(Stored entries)

- - - - - - -

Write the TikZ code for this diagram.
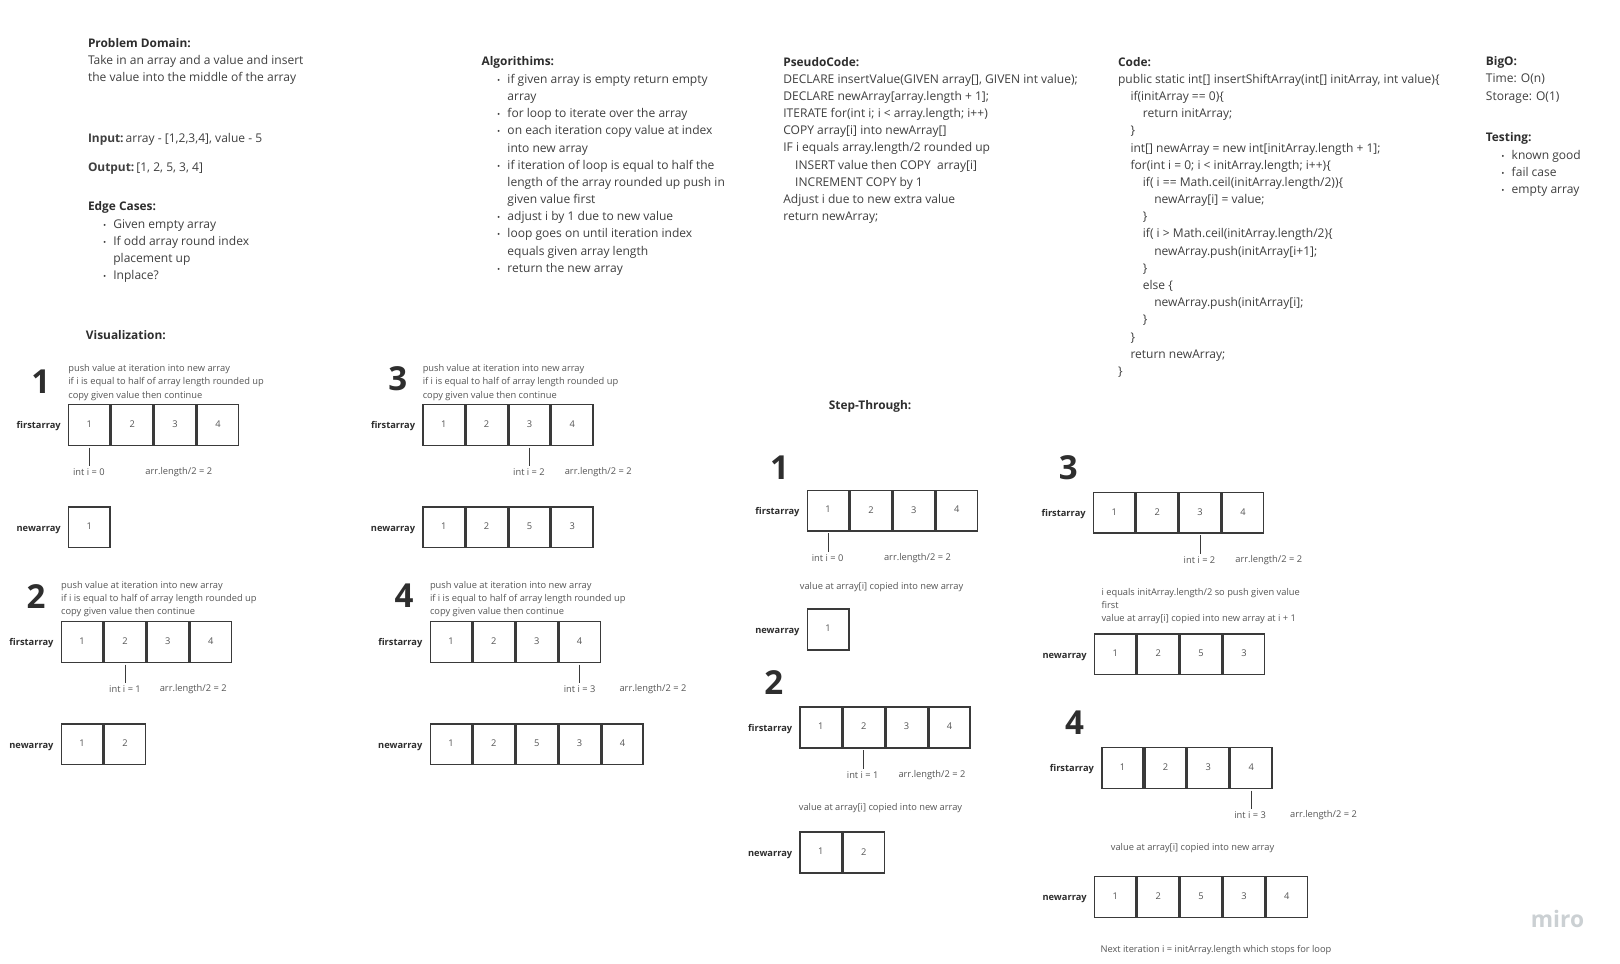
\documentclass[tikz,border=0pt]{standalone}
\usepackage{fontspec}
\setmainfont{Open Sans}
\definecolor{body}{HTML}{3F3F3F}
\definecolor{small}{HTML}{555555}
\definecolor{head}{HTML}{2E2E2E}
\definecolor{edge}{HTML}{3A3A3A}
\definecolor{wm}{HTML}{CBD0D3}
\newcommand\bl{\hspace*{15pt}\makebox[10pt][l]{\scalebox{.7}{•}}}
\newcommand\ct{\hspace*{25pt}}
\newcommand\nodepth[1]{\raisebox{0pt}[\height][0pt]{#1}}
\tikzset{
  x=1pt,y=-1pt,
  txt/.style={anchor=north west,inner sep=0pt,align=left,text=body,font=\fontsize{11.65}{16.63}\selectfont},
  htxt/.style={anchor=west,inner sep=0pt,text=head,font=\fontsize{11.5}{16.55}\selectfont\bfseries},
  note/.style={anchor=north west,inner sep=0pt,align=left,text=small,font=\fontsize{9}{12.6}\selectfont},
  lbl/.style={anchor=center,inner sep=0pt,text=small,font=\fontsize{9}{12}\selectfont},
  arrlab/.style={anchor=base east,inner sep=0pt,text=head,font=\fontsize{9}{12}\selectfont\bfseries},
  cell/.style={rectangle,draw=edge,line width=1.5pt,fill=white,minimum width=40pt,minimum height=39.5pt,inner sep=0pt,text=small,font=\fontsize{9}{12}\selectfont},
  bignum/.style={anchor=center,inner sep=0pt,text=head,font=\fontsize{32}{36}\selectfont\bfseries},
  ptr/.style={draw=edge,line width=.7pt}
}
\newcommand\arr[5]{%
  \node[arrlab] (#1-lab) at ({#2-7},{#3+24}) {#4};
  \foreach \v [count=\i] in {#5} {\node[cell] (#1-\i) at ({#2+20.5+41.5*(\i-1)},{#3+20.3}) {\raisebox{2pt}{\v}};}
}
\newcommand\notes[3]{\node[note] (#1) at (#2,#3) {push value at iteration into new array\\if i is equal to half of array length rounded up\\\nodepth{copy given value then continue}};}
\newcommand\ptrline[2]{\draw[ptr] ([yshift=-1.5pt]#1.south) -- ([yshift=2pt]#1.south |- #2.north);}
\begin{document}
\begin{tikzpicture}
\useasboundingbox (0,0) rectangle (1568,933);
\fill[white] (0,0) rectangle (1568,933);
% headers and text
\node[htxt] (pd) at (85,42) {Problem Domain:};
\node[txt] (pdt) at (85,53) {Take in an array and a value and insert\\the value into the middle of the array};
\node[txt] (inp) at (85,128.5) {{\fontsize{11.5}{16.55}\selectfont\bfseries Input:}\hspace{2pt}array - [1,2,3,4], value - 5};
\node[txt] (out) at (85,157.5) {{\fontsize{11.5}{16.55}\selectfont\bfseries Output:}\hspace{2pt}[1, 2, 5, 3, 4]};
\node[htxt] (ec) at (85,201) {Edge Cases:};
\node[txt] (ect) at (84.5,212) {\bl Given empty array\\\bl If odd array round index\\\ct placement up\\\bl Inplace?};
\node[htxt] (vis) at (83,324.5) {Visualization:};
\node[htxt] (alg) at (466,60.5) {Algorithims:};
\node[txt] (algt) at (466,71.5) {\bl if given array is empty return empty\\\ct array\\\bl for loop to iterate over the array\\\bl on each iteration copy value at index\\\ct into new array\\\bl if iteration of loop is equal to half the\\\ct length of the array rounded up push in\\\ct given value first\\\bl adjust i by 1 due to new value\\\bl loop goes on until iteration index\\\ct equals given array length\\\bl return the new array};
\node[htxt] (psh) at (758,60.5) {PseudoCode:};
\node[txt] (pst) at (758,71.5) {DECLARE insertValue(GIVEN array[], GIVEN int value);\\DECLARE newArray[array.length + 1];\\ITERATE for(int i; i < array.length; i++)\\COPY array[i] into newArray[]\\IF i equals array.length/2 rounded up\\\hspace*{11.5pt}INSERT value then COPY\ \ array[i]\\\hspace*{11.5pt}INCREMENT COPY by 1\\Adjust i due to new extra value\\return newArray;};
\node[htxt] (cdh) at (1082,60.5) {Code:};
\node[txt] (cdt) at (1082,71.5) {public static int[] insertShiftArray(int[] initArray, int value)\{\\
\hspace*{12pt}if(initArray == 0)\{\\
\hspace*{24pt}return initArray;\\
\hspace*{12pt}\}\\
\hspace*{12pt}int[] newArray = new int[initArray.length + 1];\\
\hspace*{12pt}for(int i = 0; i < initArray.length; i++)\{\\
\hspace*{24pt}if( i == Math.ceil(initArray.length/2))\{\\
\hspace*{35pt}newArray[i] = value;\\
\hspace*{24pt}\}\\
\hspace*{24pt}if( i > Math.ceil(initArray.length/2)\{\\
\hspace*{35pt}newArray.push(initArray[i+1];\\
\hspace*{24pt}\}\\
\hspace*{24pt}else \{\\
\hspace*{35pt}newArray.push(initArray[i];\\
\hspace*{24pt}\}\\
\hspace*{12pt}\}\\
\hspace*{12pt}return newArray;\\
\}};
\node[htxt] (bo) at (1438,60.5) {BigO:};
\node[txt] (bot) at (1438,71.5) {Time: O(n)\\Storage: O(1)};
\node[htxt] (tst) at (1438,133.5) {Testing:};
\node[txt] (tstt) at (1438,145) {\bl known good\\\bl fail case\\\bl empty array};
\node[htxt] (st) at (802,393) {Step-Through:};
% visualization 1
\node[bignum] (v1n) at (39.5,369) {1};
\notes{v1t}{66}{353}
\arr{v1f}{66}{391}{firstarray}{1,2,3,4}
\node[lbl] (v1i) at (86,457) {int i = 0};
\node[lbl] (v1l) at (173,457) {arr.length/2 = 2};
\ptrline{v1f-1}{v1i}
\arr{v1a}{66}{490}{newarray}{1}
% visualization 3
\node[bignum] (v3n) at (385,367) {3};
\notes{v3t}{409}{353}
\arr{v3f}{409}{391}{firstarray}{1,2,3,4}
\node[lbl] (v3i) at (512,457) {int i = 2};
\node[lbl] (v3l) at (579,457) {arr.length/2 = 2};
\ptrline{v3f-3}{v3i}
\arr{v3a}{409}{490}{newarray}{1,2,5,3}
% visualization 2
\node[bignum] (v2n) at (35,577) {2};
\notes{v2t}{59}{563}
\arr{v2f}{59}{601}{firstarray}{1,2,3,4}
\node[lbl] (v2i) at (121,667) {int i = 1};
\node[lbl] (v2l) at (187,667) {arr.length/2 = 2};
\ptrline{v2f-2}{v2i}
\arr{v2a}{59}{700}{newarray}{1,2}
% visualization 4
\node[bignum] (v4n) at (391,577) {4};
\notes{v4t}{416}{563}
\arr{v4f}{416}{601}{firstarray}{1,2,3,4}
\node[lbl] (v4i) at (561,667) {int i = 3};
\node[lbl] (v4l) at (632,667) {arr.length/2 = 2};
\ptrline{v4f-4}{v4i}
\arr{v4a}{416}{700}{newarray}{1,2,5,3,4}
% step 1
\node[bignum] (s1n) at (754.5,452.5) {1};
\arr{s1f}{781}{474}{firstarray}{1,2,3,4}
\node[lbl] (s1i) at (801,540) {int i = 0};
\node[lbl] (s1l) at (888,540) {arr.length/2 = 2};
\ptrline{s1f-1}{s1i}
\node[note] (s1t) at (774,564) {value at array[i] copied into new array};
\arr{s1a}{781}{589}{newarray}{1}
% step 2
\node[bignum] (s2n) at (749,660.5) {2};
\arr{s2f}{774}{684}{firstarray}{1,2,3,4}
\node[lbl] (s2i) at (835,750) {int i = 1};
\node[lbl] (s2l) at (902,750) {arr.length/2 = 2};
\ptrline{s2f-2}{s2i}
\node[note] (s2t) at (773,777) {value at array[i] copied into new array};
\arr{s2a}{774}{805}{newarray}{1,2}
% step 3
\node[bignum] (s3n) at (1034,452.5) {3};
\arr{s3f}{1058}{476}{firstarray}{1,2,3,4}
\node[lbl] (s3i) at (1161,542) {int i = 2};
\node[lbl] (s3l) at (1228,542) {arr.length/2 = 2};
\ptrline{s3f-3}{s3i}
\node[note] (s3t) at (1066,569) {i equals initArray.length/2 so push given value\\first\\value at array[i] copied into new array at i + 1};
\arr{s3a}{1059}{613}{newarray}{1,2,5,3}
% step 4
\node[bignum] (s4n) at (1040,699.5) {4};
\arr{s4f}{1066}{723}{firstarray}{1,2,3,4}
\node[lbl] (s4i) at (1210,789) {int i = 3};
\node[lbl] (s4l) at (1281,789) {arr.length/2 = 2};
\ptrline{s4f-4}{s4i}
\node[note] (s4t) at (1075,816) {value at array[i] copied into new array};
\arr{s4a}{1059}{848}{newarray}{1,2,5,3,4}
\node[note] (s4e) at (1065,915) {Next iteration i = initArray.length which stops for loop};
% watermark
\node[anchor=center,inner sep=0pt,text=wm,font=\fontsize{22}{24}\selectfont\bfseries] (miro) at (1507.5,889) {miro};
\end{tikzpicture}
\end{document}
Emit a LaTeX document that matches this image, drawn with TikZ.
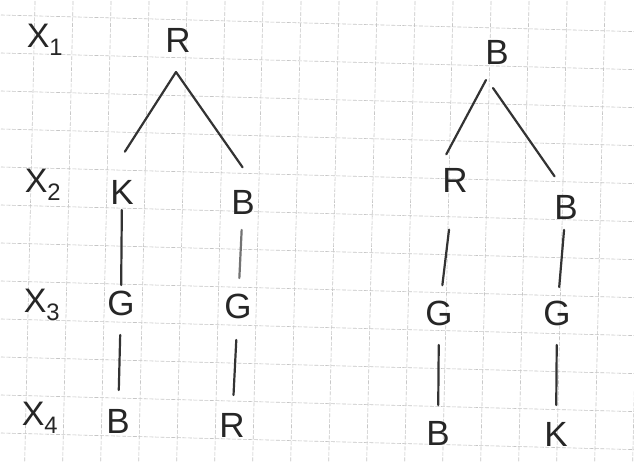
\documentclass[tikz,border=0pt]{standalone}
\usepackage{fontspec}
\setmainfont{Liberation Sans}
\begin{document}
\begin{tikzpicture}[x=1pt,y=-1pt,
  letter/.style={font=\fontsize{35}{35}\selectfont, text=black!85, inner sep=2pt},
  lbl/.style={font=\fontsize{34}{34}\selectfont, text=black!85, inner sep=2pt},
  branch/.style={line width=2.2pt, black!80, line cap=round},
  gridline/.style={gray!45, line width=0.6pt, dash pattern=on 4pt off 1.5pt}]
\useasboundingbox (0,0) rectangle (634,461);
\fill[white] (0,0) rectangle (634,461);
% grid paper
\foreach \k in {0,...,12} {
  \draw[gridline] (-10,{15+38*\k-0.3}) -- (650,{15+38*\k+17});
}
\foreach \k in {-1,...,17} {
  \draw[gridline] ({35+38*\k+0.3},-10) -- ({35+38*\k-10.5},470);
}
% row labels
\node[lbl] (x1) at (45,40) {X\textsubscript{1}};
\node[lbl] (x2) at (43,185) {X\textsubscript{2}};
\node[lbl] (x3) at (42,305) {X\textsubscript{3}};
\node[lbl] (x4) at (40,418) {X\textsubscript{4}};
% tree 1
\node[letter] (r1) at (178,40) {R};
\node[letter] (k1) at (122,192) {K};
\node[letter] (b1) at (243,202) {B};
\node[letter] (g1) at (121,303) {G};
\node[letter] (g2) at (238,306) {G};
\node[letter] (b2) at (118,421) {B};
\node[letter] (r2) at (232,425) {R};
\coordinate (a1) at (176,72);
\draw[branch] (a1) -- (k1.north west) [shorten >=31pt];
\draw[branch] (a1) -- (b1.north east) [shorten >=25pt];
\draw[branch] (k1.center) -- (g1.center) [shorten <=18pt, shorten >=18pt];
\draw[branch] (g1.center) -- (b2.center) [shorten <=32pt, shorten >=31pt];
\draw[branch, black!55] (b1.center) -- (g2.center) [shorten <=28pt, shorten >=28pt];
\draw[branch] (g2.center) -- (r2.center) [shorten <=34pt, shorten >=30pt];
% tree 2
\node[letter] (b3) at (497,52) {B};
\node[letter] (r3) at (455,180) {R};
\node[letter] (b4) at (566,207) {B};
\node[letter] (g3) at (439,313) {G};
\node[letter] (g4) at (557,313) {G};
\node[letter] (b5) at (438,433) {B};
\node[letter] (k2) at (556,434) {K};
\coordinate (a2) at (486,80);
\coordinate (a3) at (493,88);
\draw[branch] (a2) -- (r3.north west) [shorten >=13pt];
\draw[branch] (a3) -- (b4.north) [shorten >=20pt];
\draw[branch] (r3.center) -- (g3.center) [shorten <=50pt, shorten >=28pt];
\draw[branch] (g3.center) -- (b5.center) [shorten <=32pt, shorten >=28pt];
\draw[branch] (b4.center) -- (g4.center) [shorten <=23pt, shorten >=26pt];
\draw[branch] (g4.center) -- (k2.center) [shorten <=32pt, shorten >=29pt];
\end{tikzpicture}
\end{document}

- - - - - - -

- _JOB_: Look through the entries above and count each line holding "this"; report the count alone.

- _ANSWER BELOW_: 2